So for our merge, it will most often return NULL. At which point, you will have to do linear search. So observe, ancient interface, done by brilliant people, in the standard library, and it’s utterly useless.

Even if we are so fortunate as to get a pointer to an element back, does it help with merge? Especially if we want to make it stable? No.

If there are multiple elements that match the key, the element returned is unspecified.

You will read similar things in many algorithms books. It’s a typical story for binary search. Even when the book is written by famous people. I’ll show you how to write it.

What is correct code?

Here comes another philosophical point. What does wrong mean? What does incorrect mean? At school they told you that the program is incorrect when it doesn’t satisfy its specifications.

Well then bsearch is a correct program. I looked at the source, it does do what it promises to do. It will return NULL. I wish it were not correct. I wish it returned something useful.

Correctness is a deeper concept than just satisfying specification. Well in reality, as you guys know, it must be deeper because you haven’t got any specifications. When you write code, it’s not that you are given specifications and need to encode them. I suspect that has never happened in your life, nor will it happen in any foreseeable future. But you still have to attempt to do something which is correct.

Of course the people who advocate writing specifications will say yes, first you will write specification, and then implement specification. But, it’s not going to help. Because, if you write wrong specification, you are the same guy who is going to write the implementation. Most likely it will not make it correct.

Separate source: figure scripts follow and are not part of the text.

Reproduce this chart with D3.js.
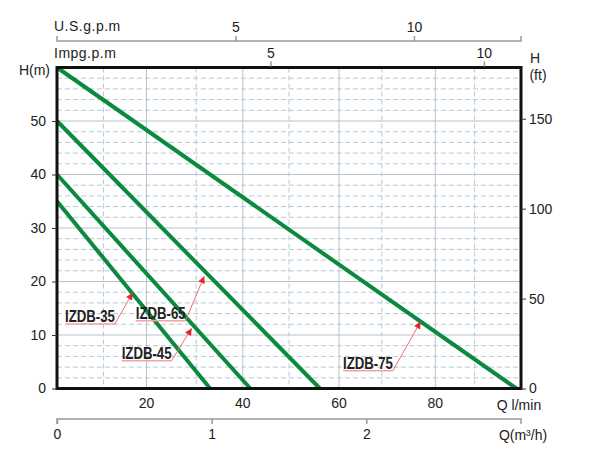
<!DOCTYPE html>
<html>
<head>
<meta charset="utf-8">
<script src="https://cdn.jsdelivr.net/npm/d3@7"></script>
<style>
  html, body { margin: 0; padding: 0; background: #fff; }
  text { font-family: "Liberation Sans", Arial, sans-serif; fill: #222; }
</style>
</head>
<body>
<svg id="chart" width="600" height="468"></svg>
<script>
// ---------- data (flow in m3/h, head in m) ----------
const pumpNames   = ["IZDB-35", "IZDB-45", "IZDB-65", "IZDB-75"];
const shutoffHead = [35, 40, 50, 60];          // H at Q = 0
const maxFlow     = [0.99, 1.25, 1.70, 2.97];  // Q at H = 0 (m3/h)

// annotation read-offs: arrow tip (Q, H) and label anchor (Q, H)
const tipFlow   = [0.489, 0.871, 0.952, 2.351];
const tipHead   = [17.9, 11.25, 21.0, 12.5];
const labelFlow = [0.052, 0.418, 0.509, 1.849];
const labelHead = [12.06, 5.2, 12.67, 3.33];

// axis ticks
const headTicksM   = [0, 10, 20, 30, 40, 50];
const headTicksFt  = [0, 50, 100, 150];
const lpmTicks     = [20, 40, 60, 80];
const m3hTicks     = [0, 1, 2];
const usgpmTicks   = [5, 10];
const impgpmTicks  = [5, 10];
const dashedFlowGrid = [0.3, 0.9, 1.5, 2.1, 2.7];   // m3/h
const dashedHeadGrid = d3.range(2, 60, 2).filter(v => v % 10 !== 0);
const solidHeadGrid  = [10, 20, 30, 40, 50];

// ---------- layout ----------
const L = 57, R = 521, T = 67.5, B = 388.5;
const svg = d3.select("#chart");

const x      = d3.scaleLinear().domain([0, 3]).range([L, R]);        // m3/h
const xLpm   = d3.scaleLinear().domain([1.4, 97.8]).range([L, R]);   // printed l/min scale
const xUs    = d3.scaleLinear().domain([0, 13]).range([L, R]);
const xImp   = d3.scaleLinear().domain([0, 10.87]).range([L, R]);
const y      = d3.scaleLinear().domain([0, 60]).range([B, T]);
const yFt    = d3.scaleLinear().domain([0, 178.5]).range([B, T]);

const green = "#0b8a3e";

// ---------- grid ----------
const grid = svg.append("g");
grid.selectAll(".hd").data(dashedHeadGrid).join("line")
  .attr("x1", L).attr("x2", R).attr("y1", d => y(d)).attr("y2", d => y(d))
  .attr("stroke", "#b4c8d8").attr("stroke-width", 1).attr("stroke-dasharray", "5,3");
grid.selectAll(".hs").data(solidHeadGrid).join("line")
  .attr("x1", L).attr("x2", R).attr("y1", d => y(d)).attr("y2", d => y(d))
  .attr("stroke", "#b9c3cb").attr("stroke-width", 1);
grid.selectAll(".vd").data(dashedFlowGrid).join("line")
  .attr("y1", T).attr("y2", B).attr("x1", d => x(d)).attr("x2", d => x(d))
  .attr("stroke", "#b4c8d8").attr("stroke-width", 1).attr("stroke-dasharray", "5,3");
grid.selectAll(".vs").data(lpmTicks).join("line")
  .attr("y1", T).attr("y2", B).attr("x1", d => xLpm(d)).attr("x2", d => xLpm(d))
  .attr("stroke", "#b9c3cb").attr("stroke-width", 1);

// ---------- curves ----------
const lineGen = d3.line().x(d => x(d[0])).y(d => y(d[1]));
const curves = pumpNames.map((n, i) => [[0, shutoffHead[i]], [maxFlow[i], 0]]);
svg.append("g").selectAll("path").data(curves).join("path")
  .attr("d", lineGen).attr("fill", "none")
  .attr("stroke", green).attr("stroke-width", 4);

// ---------- frame ----------
svg.append("rect").attr("x", L).attr("y", T).attr("width", R - L).attr("height", B - T)
  .attr("fill", "none").attr("stroke", "#111").attr("stroke-width", 3);

// ---------- left axis (m) ----------
const left = svg.append("g").attr("transform", `translate(${L},0)`)
  .call(d3.axisLeft(y).tickValues(headTicksM).tickSize(5).tickPadding(6));
left.select(".domain").remove();
left.selectAll(".tick line").attr("stroke", "#333");
left.selectAll("text").style("font-size", "14px").attr("fill", "#222");
svg.append("text").attr("x", 50).attr("y", 75).attr("text-anchor", "end")
  .style("font-size", "14px").text("H(m)");

// ---------- right axis (ft) ----------
const right = svg.append("g").attr("transform", `translate(${R},0)`)
  .call(d3.axisRight(yFt).tickValues(headTicksFt).tickSize(5).tickPadding(3));
right.select(".domain").remove();
right.selectAll(".tick line").attr("stroke", "#333");
right.selectAll("text").style("font-size", "14px").attr("fill", "#222");
svg.append("text").attr("x", 535).attr("y", 63).attr("text-anchor", "middle")
  .style("font-size", "14px").text("H");
svg.append("text").attr("x", 538).attr("y", 80).attr("text-anchor", "middle")
  .style("font-size", "14px").text("(ft)");

// ---------- bottom: l/min labels ----------
svg.append("g").selectAll("text").data(lpmTicks).join("text")
  .attr("x", d => xLpm(d)).attr("y", 408).attr("text-anchor", "middle")
  .style("font-size", "14px").text(d => d);
svg.append("text").attr("x", 519).attr("y", 410).attr("text-anchor", "middle")
  .style("font-size", "14px").text("Q l/min");

// ---------- bottom: m3/h axis ----------
const m3 = svg.append("g").attr("transform", "translate(0,419)")
  .call(d3.axisBottom(x).tickValues(m3hTicks).tickSize(5).tickPadding(5)
        .tickFormat(d3.format("d")));
m3.select(".domain").attr("stroke", "#999").attr("stroke-width", 1.5)
  .attr("d", `M${L},${5}V0H${R}V${5}`);
m3.selectAll(".tick line").attr("stroke", "#999").attr("stroke-width", 1.5);
m3.selectAll("text").style("font-size", "14px").attr("fill", "#222");
svg.append("text").attr("x", 523).attr("y", 440).attr("text-anchor", "middle")
  .style("font-size", "14px").text("Q(m³/h)");

// ---------- top: US gpm axis ----------
const us = svg.append("g").attr("transform", "translate(0,41)")
  .call(d3.axisTop(xUs).tickValues(usgpmTicks).tickSize(5).tickPadding(4));
us.select(".domain").attr("stroke", "#999").attr("stroke-width", 1.5)
  .attr("d", `M${L},-5V0H${R}V-5`);
us.selectAll(".tick line").attr("stroke", "#999").attr("stroke-width", 1.5);
us.selectAll("text").style("font-size", "14px").attr("fill", "#222");
svg.append("text").attr("x", 54).attr("y", 31).style("font-size", "14px")
  .style("letter-spacing", "0.5px").text("U.S.g.p.m");

// ---------- top: Imp gpm ticks on frame ----------
const imp = svg.append("g").attr("transform", `translate(0,${T - 1})`)
  .call(d3.axisTop(xImp).tickValues(impgpmTicks).tickSize(5).tickPadding(4));
imp.select(".domain").remove();
imp.selectAll(".tick line").attr("stroke", "#999").attr("stroke-width", 1.5);
imp.selectAll("text").style("font-size", "14px").attr("fill", "#222");
svg.append("text").attr("x", 54).attr("y", 58).style("font-size", "14px")
  .style("letter-spacing", "0.5px").text("Impg.p.m");

// ---------- annotations ----------
const defs = svg.append("defs");
defs.append("marker").attr("id", "arr").attr("viewBox", "0 0 10 10")
  .attr("refX", 10).attr("refY", 5).attr("markerWidth", 9).attr("markerHeight", 7)
  .attr("markerUnits", "userSpaceOnUse").attr("orient", "auto")
  .append("path").attr("d", "M0,0L10,5L0,10z").attr("fill", "#e8232b");

const ann = svg.append("g");
pumpNames.forEach((name, i) => {
  const ax = x(labelFlow[i]), ay = y(labelHead[i]);
  const t = ann.append("text")
    .attr("transform", `translate(${ax},${ay - 2}) scale(0.8,1)`)
    .style("font-size", "16.5px").style("font-weight", "bold").attr("fill", "#1a1a1a")
    .text(name);
  const w = t.node().getComputedTextLength() * 0.8;
  ann.append("line").attr("x1", ax).attr("x2", ax + w).attr("y1", ay).attr("y2", ay)
    .attr("stroke", "#f4a3a3").attr("stroke-width", 1.5);
  ann.append("line").attr("x1", ax + w).attr("y1", ay)
    .attr("x2", x(tipFlow[i])).attr("y2", y(tipHead[i]))
    .attr("stroke", "#ef6f6f").attr("stroke-width", 1)
    .attr("marker-end", "url(#arr)");
});
</script>
</body>
</html>
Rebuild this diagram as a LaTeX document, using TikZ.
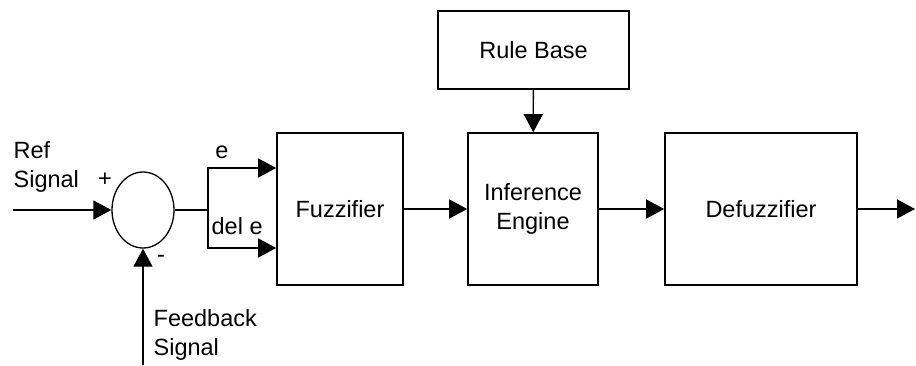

So it’s a deeper thing. You have to establish correctness from more fundamental principles. The program is correct if it returns desirable information, if it does what it’s supposed to do in some absolute sense. It’s very hard to prove it.

I think one of the lessons of this particular lecture is how hard simple things are. lots of very bright people cannot give it a correct interface. Same with bsearch.

You might say, “Alex just talks about his beef with the standard committee.” No. What I’m trying to tell you is that when you write things like that in your code, There will be some other guy using your code. Always think about that other guy. The great flaw in most code I see is there is no consideration for the other guy. People think, “oh it works, so it’s done.” My dream is that we all write code thinking about other people. Then you say, “well, then I have to do more work.” This is the beauty of sharing. You might have attended kindergarten and had a teacher that taught you it’s good to share toys. She was right.

Linear search

It would be very contrary to the way I do things to start with binary search. How could we do binary search if we cannot do linear search? In STL it is called std::find or std::find_if3.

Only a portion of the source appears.